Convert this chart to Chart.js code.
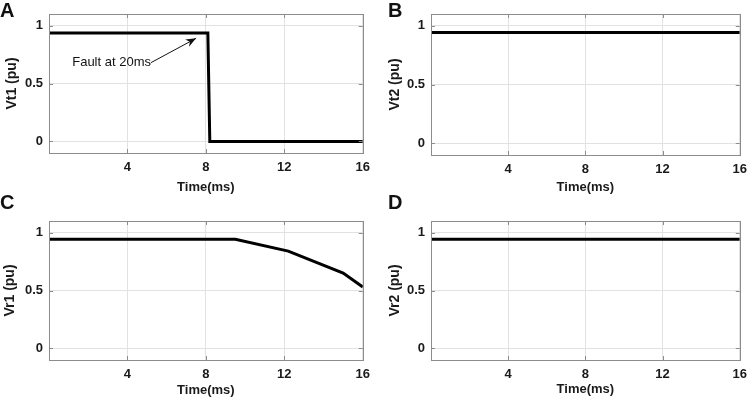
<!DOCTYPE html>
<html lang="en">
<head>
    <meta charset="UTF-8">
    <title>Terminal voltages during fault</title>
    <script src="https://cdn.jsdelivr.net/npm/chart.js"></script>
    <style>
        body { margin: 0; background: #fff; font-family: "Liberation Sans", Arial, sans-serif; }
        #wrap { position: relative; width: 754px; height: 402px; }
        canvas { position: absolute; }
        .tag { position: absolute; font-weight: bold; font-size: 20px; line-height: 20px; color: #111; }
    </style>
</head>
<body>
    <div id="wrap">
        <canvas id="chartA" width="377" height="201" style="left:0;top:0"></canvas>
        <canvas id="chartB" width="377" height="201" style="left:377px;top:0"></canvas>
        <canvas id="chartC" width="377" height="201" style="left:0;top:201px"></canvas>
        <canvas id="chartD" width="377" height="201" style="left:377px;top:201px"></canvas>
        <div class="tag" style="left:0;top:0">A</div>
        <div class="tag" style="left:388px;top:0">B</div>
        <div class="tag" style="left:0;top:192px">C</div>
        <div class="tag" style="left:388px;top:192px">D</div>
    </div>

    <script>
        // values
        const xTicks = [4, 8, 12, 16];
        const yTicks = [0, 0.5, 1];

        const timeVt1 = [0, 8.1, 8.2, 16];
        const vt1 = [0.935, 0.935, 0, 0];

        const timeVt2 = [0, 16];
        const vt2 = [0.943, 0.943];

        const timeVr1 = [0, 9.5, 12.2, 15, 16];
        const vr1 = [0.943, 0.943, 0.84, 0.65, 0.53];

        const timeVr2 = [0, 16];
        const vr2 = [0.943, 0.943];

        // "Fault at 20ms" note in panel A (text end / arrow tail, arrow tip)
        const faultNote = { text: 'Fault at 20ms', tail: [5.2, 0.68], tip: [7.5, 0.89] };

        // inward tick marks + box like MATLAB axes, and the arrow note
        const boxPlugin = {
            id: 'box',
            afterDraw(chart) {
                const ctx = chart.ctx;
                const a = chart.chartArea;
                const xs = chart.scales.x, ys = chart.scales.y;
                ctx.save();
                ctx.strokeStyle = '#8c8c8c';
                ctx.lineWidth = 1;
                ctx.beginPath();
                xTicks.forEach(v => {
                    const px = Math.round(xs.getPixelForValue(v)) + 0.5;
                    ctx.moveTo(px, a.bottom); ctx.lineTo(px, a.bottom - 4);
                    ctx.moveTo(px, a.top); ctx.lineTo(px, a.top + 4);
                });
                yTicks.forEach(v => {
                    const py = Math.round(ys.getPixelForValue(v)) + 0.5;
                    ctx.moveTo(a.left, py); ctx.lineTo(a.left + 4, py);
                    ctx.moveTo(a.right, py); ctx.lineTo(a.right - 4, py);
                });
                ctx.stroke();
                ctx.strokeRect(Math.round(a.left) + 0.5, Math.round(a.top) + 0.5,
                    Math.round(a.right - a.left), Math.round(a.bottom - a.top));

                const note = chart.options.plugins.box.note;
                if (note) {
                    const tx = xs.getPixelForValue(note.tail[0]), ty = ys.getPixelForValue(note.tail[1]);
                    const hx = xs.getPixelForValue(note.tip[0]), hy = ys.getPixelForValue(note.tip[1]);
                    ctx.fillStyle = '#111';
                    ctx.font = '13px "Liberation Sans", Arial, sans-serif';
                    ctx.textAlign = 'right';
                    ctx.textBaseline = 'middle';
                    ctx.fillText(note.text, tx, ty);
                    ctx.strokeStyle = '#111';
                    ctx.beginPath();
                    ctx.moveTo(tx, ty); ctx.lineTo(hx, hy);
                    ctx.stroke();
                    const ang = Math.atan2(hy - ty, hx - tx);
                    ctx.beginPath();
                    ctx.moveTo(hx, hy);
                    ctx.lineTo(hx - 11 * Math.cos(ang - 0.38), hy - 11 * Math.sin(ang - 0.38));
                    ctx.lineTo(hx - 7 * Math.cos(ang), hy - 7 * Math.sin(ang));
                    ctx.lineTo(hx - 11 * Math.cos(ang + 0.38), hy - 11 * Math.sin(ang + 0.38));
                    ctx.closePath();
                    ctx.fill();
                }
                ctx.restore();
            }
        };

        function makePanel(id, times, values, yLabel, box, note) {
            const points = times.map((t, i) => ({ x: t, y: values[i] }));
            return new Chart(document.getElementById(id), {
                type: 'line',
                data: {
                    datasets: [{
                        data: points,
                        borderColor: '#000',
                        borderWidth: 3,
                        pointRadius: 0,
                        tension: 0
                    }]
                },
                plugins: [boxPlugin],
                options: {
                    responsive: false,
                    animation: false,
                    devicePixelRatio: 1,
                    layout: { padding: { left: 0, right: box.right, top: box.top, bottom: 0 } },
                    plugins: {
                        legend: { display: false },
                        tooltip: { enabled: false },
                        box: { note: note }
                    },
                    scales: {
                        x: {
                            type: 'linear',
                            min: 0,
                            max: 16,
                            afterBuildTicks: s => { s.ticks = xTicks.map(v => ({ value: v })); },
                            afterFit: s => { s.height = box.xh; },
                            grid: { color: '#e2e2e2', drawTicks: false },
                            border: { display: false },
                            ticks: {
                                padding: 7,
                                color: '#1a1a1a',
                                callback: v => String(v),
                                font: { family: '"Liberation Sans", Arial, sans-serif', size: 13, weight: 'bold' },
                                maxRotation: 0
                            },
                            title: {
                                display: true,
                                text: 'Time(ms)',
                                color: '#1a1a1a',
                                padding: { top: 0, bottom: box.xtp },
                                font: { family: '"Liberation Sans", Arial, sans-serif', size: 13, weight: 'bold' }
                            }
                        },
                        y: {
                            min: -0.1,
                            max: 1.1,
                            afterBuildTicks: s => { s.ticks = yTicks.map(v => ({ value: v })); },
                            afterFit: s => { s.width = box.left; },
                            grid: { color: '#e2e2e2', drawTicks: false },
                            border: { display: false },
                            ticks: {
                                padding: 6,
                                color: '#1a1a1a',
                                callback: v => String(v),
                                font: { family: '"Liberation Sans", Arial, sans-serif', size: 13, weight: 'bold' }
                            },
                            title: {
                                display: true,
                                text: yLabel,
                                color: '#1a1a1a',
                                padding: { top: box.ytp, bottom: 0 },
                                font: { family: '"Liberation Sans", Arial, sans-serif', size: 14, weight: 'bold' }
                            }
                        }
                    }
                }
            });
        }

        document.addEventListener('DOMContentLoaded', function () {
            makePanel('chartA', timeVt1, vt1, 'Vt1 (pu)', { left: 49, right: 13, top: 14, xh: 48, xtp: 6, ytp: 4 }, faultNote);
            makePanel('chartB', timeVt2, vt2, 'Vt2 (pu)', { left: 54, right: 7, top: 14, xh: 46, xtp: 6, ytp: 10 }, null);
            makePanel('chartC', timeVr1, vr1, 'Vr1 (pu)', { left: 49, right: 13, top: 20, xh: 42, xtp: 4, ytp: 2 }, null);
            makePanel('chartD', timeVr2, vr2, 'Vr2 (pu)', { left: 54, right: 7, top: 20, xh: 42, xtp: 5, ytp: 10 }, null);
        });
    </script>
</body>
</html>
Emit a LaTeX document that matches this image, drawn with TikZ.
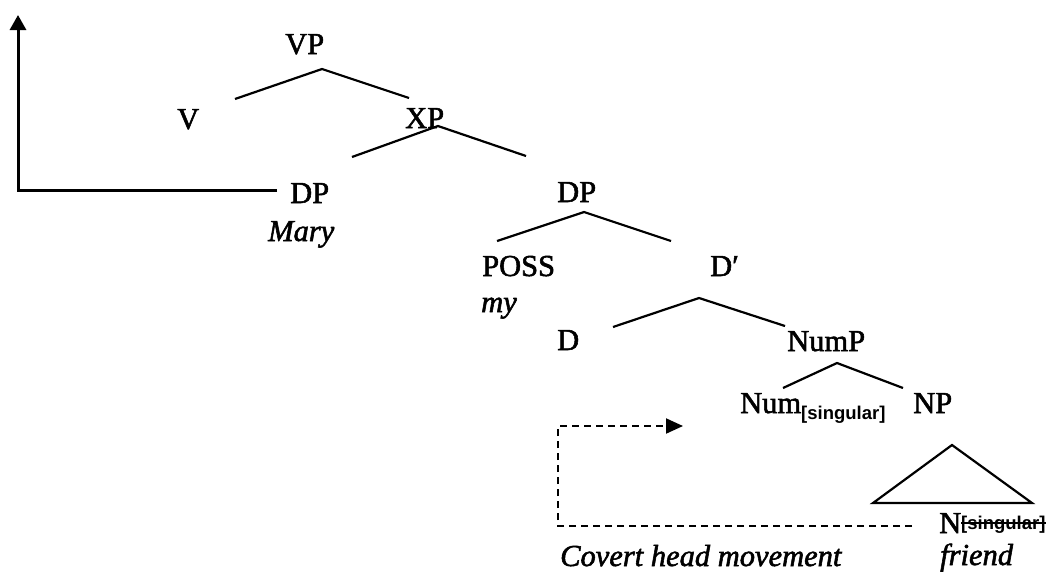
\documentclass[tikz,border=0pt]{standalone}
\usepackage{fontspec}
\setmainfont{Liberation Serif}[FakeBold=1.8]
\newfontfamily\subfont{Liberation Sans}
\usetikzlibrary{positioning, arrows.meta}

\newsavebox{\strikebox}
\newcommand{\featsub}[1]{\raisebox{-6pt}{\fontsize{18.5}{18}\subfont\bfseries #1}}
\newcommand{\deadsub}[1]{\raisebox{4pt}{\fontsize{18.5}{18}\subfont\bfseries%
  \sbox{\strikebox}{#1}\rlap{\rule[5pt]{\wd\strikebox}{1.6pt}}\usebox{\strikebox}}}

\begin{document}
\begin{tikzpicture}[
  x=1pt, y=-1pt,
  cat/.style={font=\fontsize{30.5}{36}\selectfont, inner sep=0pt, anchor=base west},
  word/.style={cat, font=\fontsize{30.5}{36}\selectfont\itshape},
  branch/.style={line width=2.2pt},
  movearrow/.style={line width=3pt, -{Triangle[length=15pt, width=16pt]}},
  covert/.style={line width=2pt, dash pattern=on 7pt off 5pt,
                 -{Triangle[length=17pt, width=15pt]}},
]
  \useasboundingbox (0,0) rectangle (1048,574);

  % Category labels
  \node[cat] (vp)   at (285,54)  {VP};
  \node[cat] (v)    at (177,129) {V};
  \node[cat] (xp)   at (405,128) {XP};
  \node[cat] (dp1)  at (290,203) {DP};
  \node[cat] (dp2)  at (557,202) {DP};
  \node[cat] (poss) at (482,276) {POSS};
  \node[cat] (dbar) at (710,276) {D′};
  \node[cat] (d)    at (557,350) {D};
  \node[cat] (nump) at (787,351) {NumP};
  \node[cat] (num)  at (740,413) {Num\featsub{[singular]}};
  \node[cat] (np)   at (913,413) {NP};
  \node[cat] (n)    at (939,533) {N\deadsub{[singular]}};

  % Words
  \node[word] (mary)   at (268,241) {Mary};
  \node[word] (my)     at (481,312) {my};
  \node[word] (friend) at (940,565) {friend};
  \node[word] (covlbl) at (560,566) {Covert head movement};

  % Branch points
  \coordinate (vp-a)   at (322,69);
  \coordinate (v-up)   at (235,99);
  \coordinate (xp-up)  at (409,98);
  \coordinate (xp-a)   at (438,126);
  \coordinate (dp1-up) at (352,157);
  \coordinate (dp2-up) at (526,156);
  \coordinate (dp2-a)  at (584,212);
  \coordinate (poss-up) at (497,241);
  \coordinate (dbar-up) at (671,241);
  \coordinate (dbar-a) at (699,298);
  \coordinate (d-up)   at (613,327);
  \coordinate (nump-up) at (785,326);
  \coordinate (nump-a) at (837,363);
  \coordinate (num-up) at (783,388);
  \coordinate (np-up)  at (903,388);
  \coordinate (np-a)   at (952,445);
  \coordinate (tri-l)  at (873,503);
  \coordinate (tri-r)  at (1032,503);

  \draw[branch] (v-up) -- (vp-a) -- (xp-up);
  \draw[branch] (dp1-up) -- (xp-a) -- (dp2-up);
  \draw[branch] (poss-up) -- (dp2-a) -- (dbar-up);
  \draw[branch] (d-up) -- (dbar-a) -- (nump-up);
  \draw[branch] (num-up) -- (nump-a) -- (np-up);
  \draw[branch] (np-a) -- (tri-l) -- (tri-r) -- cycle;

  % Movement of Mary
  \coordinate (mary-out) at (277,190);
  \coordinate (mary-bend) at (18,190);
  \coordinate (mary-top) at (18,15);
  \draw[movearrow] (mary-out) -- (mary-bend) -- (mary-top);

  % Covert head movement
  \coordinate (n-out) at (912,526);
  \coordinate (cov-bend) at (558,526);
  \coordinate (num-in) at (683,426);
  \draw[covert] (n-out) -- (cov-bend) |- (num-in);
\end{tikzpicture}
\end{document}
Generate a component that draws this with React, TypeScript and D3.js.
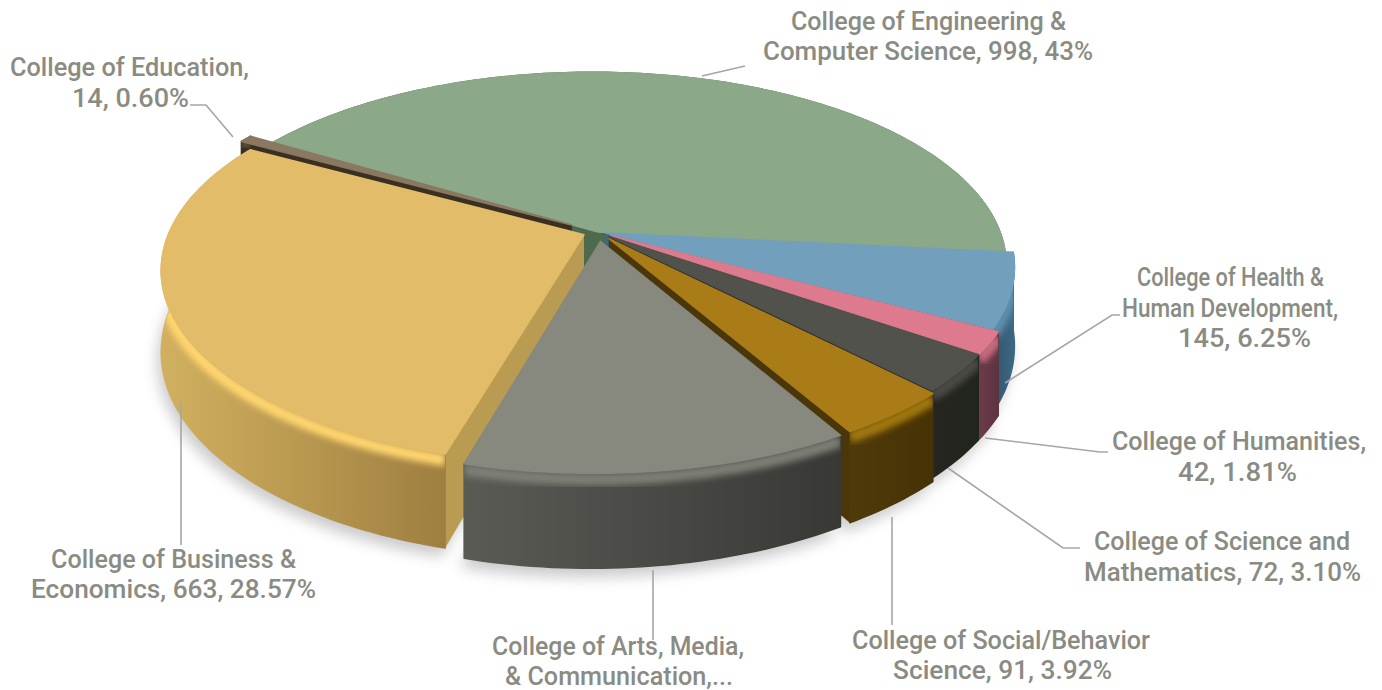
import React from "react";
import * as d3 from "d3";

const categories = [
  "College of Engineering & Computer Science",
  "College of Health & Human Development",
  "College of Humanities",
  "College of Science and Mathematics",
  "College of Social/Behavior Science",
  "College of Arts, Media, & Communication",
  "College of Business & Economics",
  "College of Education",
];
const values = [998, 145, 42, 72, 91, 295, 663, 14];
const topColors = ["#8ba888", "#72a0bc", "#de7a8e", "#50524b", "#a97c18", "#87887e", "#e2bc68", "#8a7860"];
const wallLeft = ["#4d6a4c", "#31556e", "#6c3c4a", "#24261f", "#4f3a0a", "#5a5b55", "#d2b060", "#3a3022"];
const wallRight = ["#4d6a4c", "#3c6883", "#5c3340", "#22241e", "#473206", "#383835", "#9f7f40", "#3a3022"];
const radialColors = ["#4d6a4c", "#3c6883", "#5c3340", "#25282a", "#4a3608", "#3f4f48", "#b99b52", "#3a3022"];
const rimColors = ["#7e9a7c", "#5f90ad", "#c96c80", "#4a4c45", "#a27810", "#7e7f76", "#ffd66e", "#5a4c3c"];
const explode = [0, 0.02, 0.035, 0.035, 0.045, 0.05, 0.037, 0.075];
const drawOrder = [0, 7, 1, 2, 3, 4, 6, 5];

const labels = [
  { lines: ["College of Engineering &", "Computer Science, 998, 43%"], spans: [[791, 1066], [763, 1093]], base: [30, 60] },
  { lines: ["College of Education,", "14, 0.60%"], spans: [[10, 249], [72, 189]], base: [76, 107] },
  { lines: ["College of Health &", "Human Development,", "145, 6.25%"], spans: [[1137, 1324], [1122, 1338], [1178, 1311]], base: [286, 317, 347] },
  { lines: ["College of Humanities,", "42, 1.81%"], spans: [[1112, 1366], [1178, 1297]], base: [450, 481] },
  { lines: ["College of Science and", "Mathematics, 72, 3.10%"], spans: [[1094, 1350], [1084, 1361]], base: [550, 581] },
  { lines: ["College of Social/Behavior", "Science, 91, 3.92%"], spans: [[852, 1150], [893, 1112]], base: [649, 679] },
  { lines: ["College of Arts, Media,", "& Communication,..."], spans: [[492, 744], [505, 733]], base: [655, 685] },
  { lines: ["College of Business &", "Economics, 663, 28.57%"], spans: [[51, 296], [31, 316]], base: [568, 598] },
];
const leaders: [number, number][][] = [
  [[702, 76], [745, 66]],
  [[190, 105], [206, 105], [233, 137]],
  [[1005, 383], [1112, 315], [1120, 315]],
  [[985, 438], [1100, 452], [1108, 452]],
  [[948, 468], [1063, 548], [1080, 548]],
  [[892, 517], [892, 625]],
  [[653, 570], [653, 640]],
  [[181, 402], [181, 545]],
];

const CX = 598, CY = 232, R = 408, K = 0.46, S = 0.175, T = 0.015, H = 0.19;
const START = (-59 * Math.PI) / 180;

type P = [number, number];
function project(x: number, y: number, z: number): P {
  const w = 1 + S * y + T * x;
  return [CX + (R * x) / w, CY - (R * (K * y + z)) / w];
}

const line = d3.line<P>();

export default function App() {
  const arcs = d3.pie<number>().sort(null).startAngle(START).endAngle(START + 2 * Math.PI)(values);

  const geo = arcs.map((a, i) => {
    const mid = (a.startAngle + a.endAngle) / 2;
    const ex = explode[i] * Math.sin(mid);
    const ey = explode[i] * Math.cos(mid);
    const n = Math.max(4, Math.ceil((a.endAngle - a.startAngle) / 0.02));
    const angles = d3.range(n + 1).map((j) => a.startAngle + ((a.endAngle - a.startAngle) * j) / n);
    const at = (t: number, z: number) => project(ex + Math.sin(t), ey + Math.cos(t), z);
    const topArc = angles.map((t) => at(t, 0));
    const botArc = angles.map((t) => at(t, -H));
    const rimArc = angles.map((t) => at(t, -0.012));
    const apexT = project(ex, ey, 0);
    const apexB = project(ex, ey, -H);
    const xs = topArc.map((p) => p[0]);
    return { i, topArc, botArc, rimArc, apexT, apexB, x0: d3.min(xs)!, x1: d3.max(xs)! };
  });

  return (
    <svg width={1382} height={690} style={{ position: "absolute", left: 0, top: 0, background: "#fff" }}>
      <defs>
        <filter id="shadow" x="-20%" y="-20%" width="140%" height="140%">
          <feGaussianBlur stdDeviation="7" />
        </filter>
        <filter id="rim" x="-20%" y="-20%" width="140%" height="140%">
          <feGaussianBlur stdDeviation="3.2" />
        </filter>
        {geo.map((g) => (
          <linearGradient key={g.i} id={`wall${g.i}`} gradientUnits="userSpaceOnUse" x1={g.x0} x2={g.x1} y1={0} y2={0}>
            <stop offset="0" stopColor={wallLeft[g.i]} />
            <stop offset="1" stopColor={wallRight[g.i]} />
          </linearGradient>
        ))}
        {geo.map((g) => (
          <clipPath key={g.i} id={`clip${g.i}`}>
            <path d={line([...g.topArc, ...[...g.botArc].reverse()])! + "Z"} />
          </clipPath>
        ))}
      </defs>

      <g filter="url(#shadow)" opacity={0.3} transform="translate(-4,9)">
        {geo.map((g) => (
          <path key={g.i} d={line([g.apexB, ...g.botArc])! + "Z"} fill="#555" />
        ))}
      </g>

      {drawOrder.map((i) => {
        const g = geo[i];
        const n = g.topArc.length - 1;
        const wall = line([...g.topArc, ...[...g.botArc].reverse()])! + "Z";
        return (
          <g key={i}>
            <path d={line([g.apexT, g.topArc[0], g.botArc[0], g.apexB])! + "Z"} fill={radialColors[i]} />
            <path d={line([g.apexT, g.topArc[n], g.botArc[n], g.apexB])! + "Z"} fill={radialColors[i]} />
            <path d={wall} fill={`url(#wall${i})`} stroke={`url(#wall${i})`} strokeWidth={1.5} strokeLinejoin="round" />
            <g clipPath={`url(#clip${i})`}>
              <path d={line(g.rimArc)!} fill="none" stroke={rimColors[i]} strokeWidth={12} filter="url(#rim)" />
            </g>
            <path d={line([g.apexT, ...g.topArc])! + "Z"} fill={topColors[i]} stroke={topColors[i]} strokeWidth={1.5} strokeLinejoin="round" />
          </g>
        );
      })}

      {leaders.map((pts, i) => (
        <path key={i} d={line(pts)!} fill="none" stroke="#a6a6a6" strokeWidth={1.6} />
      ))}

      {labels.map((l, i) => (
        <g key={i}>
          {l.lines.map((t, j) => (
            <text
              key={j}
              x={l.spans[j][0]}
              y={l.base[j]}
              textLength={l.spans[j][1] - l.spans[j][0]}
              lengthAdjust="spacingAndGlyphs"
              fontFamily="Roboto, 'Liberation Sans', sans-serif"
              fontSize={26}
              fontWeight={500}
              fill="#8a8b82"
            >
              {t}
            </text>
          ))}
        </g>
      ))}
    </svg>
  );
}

Task directions.
Up in the listing, locate the line with "Emit a LaTeX"; print it and every line after it down to the line with "(0,0) rectangle (1048,574);", which is included too. Skip the pictures.

Solution to the exercise.
Emit a LaTeX document that matches this image, drawn with TikZ.
\documentclass[tikz,border=0pt]{standalone}
\usepackage{fontspec}
\setmainfont{Liberation Serif}[FakeBold=1.8]
\newfontfamily\subfont{Liberation Sans}
\usetikzlibrary{positioning, arrows.meta}

\newsavebox{\strikebox}
\newcommand{\featsub}[1]{\raisebox{-6pt}{\fontsize{18.5}{18}\subfont\bfseries #1}}
\newcommand{\deadsub}[1]{\raisebox{4pt}{\fontsize{18.5}{18}\subfont\bfseries%
  \sbox{\strikebox}{#1}\rlap{\rule[5pt]{\wd\strikebox}{1.6pt}}\usebox{\strikebox}}}

\begin{document}
\begin{tikzpicture}[
  x=1pt, y=-1pt,
  cat/.style={font=\fontsize{30.5}{36}\selectfont, inner sep=0pt, anchor=base west},
  word/.style={cat, font=\fontsize{30.5}{36}\selectfont\itshape},
  branch/.style={line width=2.2pt},
  movearrow/.style={line width=3pt, -{Triangle[length=15pt, width=16pt]}},
  covert/.style={line width=2pt, dash pattern=on 7pt off 5pt,
                 -{Triangle[length=17pt, width=15pt]}},
]
  \useasboundingbox (0,0) rectangle (1048,574);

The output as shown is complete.